### SOURCE EXCERPT
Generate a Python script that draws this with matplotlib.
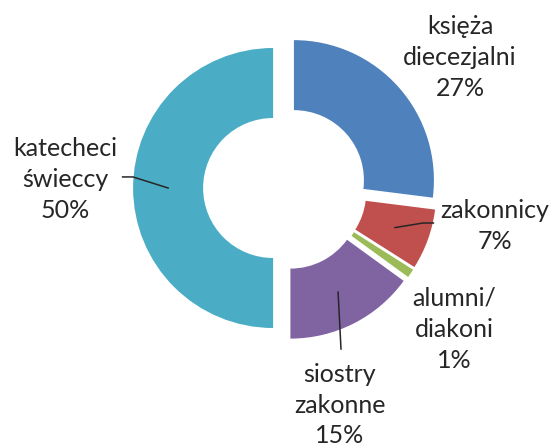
import matplotlib.pyplot as plt
import numpy as np

labels = ['księża\ndiecezjalni', 'zakonnicy', 'alumni/\ndiakoni', 'siostry\nzakonne', 'katecheci\nświeccy']
values = [27, 7, 1, 15, 50]
colors = ['#4F81BD', '#C0504D', '#9BBB59', '#8064A2', '#4BACC6']

# label block centres (data units, radius = 1)
label_pos = [(1.25, 0.93), (1.50, -0.27), (1.21, -1.01), (0.39, -1.55), (-1.57, 0.06)]
# leader lines: None or list of extra points after the wedge anchor
leaders = [None, [(0.986, -0.25), (1.06, -0.25)], None, [(0.40, -1.15)],
           [(-1.086, 0.079), (-1.16, 0.079)]]

explode_r = 0.085

plt.rcParams['font.family'] = ['Lato', 'DejaVu Sans']

fig = plt.figure(figsize=(5.53, 4.48), dpi=100)
ax = fig.add_axes([0, 0, 1, 1])

wedges, _ = ax.pie(values, colors=colors, startangle=90, counterclock=False,
                   explode=[explode_r] * len(values),
                   wedgeprops=dict(width=0.5, edgecolor='none'))

for w, lab, v, pos, lead in zip(wedges, labels, values, label_pos, leaders):
    ax.text(pos[0], pos[1], f'{lab}\n{v}%', ha='center', va='center',
            fontsize=18, color='#262626', linespacing=1.42)
    if lead is not None:
        ang = np.deg2rad((w.theta1 + w.theta2) / 2)
        cx, cy = w.center
        anchor = (cx + 0.75 * np.cos(ang), cy + 0.75 * np.sin(ang))
        pts = [anchor] + lead
        ax.plot([p[0] for p in pts], [p[1] for p in pts], color='#262626', lw=1.1)

ax.set_aspect('equal')
ax.set_xlim(-285 / 140, (553 - 285) / 140)
ax.set_ylim(-(448 - 188) / 140, 188 / 140)
ax.axis('off')

fig.savefig('out.png', dpi=100)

### SET TASK
Copy out the listing exactly as it stands, but not the pictures.

### RESULT OF THIS EXERCISE
Generate a Python script that draws this with matplotlib.
import matplotlib.pyplot as plt
import numpy as np

labels = ['księża\ndiecezjalni', 'zakonnicy', 'alumni/\ndiakoni', 'siostry\nzakonne', 'katecheci\nświeccy']
values = [27, 7, 1, 15, 50]
colors = ['#4F81BD', '#C0504D', '#9BBB59', '#8064A2', '#4BACC6']

# label block centres (data units, radius = 1)
label_pos = [(1.25, 0.93), (1.50, -0.27), (1.21, -1.01), (0.39, -1.55), (-1.57, 0.06)]
# leader lines: None or list of extra points after the wedge anchor
leaders = [None, [(0.986, -0.25), (1.06, -0.25)], None, [(0.40, -1.15)],
           [(-1.086, 0.079), (-1.16, 0.079)]]

explode_r = 0.085

plt.rcParams['font.family'] = ['Lato', 'DejaVu Sans']

fig = plt.figure(figsize=(5.53, 4.48), dpi=100)
ax = fig.add_axes([0, 0, 1, 1])

wedges, _ = ax.pie(values, colors=colors, startangle=90, counterclock=False,
                   explode=[explode_r] * len(values),
                   wedgeprops=dict(width=0.5, edgecolor='none'))

for w, lab, v, pos, lead in zip(wedges, labels, values, label_pos, leaders):
    ax.text(pos[0], pos[1], f'{lab}\n{v}%', ha='center', va='center',
            fontsize=18, color='#262626', linespacing=1.42)
    if lead is not None:
        ang = np.deg2rad((w.theta1 + w.theta2) / 2)
        cx, cy = w.center
        anchor = (cx + 0.75 * np.cos(ang), cy + 0.75 * np.sin(ang))
        pts = [anchor] + lead
        ax.plot([p[0] for p in pts], [p[1] for p in pts], color='#262626', lw=1.1)

ax.set_aspect('equal')
ax.set_xlim(-285 / 140, (553 - 285) / 140)
ax.set_ylim(-(448 - 188) / 140, 188 / 140)
ax.axis('off')

fig.savefig('out.png', dpi=100)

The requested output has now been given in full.